AIM:
Could the lines from the start of the data through the line with "var chartLevels = levelsDb.slice(5);" be set down exactly, with no pictures among them?

++++ DATA PROVIDED

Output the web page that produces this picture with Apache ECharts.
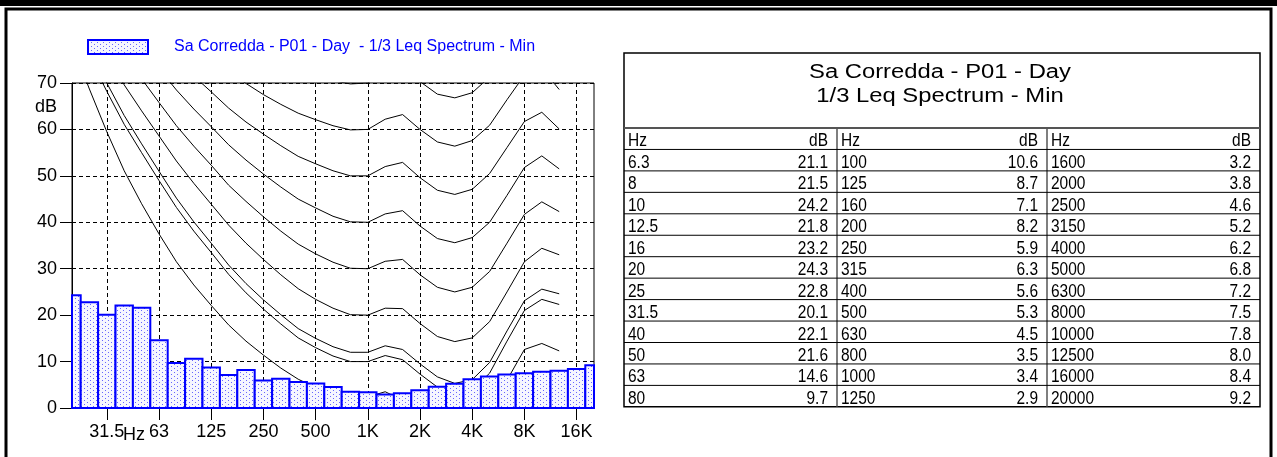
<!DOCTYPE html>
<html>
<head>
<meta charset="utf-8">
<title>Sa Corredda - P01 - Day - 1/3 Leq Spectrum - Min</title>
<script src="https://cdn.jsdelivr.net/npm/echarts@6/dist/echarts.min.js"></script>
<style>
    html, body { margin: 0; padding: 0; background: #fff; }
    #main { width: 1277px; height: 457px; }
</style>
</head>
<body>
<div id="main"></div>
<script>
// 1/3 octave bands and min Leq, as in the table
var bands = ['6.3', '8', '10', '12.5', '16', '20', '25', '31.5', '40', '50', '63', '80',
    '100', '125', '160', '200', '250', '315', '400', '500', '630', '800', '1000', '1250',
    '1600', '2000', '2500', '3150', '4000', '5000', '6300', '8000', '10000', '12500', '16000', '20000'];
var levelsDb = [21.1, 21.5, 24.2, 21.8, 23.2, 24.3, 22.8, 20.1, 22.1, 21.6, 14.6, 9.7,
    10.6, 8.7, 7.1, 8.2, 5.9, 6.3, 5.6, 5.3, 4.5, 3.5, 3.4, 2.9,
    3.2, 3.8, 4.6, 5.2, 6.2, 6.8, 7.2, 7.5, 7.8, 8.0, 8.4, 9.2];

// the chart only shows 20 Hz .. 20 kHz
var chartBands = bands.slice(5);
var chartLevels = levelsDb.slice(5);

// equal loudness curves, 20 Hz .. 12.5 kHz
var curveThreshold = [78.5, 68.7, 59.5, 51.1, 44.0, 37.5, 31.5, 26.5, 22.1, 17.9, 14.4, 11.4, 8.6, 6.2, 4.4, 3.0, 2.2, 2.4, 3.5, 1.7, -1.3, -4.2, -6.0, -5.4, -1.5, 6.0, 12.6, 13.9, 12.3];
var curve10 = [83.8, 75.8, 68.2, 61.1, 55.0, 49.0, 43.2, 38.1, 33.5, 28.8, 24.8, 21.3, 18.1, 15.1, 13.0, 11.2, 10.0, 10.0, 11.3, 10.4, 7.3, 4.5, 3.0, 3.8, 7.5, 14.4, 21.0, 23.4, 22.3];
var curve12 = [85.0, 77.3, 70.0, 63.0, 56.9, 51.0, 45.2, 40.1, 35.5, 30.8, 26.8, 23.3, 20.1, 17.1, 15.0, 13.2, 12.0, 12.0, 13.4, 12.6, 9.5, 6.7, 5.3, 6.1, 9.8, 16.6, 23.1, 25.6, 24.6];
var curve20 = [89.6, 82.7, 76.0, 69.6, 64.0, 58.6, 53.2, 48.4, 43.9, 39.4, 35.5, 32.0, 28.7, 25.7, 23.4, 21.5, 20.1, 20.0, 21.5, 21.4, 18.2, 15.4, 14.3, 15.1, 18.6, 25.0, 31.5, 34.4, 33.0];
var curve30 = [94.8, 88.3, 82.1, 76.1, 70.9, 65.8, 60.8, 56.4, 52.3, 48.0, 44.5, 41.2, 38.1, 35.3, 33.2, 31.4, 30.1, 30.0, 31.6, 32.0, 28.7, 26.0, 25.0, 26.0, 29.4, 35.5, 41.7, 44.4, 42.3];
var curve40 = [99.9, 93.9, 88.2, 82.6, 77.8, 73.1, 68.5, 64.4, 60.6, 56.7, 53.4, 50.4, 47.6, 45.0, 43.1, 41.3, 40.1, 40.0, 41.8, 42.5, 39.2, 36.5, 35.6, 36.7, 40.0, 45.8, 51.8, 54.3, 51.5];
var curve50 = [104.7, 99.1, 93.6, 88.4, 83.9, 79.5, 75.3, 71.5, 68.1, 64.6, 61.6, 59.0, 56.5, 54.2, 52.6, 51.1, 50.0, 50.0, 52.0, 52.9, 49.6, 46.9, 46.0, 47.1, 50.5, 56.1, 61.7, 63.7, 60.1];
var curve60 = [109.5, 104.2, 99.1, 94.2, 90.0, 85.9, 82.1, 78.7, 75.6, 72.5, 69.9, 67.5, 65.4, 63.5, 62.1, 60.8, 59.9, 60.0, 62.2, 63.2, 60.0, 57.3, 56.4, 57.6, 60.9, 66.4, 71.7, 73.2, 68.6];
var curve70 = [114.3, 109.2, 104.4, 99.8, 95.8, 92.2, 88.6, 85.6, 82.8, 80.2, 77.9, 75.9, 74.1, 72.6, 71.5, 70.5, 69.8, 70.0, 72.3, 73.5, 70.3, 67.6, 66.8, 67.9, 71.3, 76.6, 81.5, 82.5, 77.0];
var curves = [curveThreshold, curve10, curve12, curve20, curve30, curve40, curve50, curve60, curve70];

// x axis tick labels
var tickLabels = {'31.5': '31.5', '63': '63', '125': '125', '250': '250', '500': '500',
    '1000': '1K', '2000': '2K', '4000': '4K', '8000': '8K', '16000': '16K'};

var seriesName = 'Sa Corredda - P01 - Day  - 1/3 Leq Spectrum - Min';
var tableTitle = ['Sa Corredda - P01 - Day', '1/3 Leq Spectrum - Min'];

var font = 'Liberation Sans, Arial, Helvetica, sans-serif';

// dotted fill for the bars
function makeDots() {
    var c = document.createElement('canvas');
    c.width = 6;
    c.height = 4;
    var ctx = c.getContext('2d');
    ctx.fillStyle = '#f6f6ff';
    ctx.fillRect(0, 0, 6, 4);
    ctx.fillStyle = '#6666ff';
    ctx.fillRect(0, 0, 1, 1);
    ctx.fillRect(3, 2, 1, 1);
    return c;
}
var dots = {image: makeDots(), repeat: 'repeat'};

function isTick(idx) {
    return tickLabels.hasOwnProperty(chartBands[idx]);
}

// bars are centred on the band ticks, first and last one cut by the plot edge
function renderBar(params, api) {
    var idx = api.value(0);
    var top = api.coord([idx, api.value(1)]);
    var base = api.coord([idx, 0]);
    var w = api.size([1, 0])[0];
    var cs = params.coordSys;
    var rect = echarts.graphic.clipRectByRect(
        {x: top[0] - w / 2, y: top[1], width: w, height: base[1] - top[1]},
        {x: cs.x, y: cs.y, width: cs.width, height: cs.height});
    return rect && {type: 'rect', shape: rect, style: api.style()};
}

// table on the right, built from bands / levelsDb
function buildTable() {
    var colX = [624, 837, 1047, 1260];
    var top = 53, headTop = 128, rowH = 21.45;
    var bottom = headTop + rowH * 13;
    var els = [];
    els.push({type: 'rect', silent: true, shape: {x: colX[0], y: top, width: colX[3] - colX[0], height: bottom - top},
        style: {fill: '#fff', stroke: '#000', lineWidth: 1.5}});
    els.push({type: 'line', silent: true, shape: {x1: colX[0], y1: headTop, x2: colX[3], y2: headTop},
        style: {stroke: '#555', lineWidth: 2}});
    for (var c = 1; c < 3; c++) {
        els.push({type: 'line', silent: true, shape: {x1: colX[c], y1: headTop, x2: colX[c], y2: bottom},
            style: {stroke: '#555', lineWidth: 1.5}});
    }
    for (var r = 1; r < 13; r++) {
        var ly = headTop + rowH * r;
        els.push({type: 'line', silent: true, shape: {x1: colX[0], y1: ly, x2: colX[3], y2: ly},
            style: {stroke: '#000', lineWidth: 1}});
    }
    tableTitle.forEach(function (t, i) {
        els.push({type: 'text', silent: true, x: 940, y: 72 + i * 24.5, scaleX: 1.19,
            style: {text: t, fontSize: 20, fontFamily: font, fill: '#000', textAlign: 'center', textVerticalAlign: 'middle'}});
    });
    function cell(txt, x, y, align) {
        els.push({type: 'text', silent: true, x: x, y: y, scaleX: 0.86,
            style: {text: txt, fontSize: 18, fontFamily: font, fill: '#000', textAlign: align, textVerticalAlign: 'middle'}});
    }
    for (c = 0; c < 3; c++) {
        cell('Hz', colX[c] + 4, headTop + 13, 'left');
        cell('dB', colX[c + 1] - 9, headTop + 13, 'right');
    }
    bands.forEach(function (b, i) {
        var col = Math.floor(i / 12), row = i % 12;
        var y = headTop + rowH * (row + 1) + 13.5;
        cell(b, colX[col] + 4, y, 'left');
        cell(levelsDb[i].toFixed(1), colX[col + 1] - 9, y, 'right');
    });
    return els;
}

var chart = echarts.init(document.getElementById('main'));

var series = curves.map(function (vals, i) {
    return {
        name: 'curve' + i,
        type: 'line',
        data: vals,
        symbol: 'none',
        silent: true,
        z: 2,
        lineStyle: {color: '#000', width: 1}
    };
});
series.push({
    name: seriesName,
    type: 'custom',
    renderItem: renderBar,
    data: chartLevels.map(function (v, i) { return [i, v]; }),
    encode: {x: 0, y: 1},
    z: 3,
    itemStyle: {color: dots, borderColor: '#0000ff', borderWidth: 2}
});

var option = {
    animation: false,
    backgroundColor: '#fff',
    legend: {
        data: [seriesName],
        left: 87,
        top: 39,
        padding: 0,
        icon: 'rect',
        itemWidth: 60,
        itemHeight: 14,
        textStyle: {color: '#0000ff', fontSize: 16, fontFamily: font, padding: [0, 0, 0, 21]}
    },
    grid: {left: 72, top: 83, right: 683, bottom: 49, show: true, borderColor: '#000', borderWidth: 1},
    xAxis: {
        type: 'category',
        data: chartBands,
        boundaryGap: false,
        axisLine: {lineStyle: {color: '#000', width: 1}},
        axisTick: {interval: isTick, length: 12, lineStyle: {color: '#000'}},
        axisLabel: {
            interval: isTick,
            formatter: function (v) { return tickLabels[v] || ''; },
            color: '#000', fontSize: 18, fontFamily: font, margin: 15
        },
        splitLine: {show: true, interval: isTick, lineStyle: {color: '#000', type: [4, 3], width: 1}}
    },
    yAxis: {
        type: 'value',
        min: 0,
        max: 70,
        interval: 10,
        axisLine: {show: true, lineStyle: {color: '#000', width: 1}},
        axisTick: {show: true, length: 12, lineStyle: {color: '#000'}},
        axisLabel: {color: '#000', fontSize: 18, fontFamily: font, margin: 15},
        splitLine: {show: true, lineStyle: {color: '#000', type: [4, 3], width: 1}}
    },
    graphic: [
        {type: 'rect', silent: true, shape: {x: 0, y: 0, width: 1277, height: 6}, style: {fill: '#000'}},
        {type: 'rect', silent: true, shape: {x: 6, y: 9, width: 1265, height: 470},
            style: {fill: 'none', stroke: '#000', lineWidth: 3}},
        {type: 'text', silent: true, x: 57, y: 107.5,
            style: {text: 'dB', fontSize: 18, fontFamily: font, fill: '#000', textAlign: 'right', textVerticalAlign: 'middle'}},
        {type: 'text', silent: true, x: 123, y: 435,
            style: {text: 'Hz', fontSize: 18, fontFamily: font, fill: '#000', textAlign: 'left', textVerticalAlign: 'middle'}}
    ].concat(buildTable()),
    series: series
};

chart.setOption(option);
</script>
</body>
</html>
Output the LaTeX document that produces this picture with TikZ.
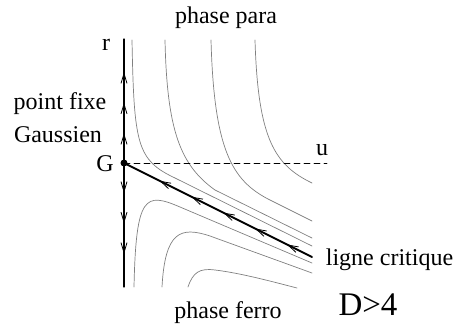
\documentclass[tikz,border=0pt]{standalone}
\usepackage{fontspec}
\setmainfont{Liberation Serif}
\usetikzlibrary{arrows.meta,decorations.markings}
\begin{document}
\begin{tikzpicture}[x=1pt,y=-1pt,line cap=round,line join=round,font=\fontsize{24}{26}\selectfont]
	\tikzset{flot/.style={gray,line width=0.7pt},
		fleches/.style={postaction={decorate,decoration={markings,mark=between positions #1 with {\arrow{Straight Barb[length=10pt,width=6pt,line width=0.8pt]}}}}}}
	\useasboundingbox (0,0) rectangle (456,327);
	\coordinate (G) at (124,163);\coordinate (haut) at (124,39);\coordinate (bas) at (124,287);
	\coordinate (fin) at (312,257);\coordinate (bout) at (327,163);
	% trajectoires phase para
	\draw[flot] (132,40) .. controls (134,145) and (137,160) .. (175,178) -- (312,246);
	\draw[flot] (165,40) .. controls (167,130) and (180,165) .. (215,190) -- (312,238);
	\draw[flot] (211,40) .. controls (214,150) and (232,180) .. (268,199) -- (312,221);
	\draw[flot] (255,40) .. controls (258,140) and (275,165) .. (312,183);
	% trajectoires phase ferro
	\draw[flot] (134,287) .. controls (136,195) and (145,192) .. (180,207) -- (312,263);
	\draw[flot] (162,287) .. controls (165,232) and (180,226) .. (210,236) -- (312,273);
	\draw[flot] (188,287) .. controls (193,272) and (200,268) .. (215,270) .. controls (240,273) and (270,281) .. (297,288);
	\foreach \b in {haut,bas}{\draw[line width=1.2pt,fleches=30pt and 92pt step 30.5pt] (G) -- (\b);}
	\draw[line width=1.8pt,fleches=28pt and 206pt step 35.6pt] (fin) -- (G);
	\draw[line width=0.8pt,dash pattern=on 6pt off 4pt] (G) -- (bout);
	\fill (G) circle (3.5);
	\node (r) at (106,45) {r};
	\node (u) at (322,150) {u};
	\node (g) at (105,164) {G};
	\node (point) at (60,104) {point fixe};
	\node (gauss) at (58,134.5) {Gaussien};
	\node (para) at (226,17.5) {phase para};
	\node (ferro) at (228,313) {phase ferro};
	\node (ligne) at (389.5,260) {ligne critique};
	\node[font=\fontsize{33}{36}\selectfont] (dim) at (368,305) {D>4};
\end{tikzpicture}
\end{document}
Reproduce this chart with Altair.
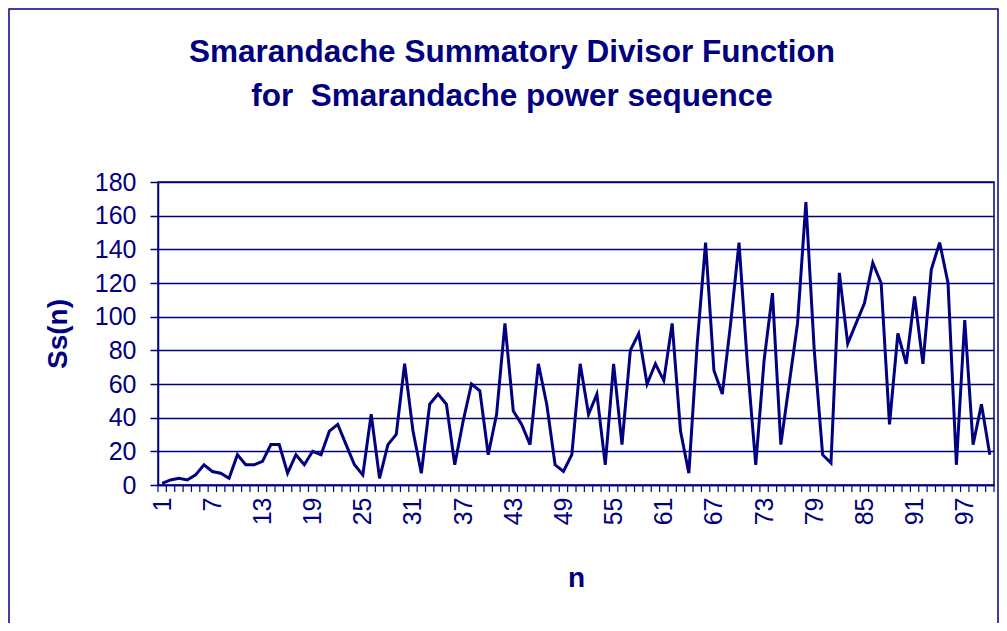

++++++++

REPLY TO THE TASK:
Output the web page that produces this picture with Apache ECharts.
<!DOCTYPE html>
<html>
<head>
<meta charset="utf-8">
<title>Sa Corredda - P01 - Day - 1/3 Leq Spectrum - Min</title>
<script src="https://cdn.jsdelivr.net/npm/echarts@6/dist/echarts.min.js"></script>
<style>
    html, body { margin: 0; padding: 0; background: #fff; }
    #main { width: 1277px; height: 457px; }
</style>
</head>
<body>
<div id="main"></div>
<script>
// 1/3 octave bands and min Leq, as in the table
var bands = ['6.3', '8', '10', '12.5', '16', '20', '25', '31.5', '40', '50', '63', '80',
    '100', '125', '160', '200', '250', '315', '400', '500', '630', '800', '1000', '1250',
    '1600', '2000', '2500', '3150', '4000', '5000', '6300', '8000', '10000', '12500', '16000', '20000'];
var levelsDb = [21.1, 21.5, 24.2, 21.8, 23.2, 24.3, 22.8, 20.1, 22.1, 21.6, 14.6, 9.7,
    10.6, 8.7, 7.1, 8.2, 5.9, 6.3, 5.6, 5.3, 4.5, 3.5, 3.4, 2.9,
    3.2, 3.8, 4.6, 5.2, 6.2, 6.8, 7.2, 7.5, 7.8, 8.0, 8.4, 9.2];

// the chart only shows 20 Hz .. 20 kHz
var chartBands = bands.slice(5);
var chartLevels = levelsDb.slice(5);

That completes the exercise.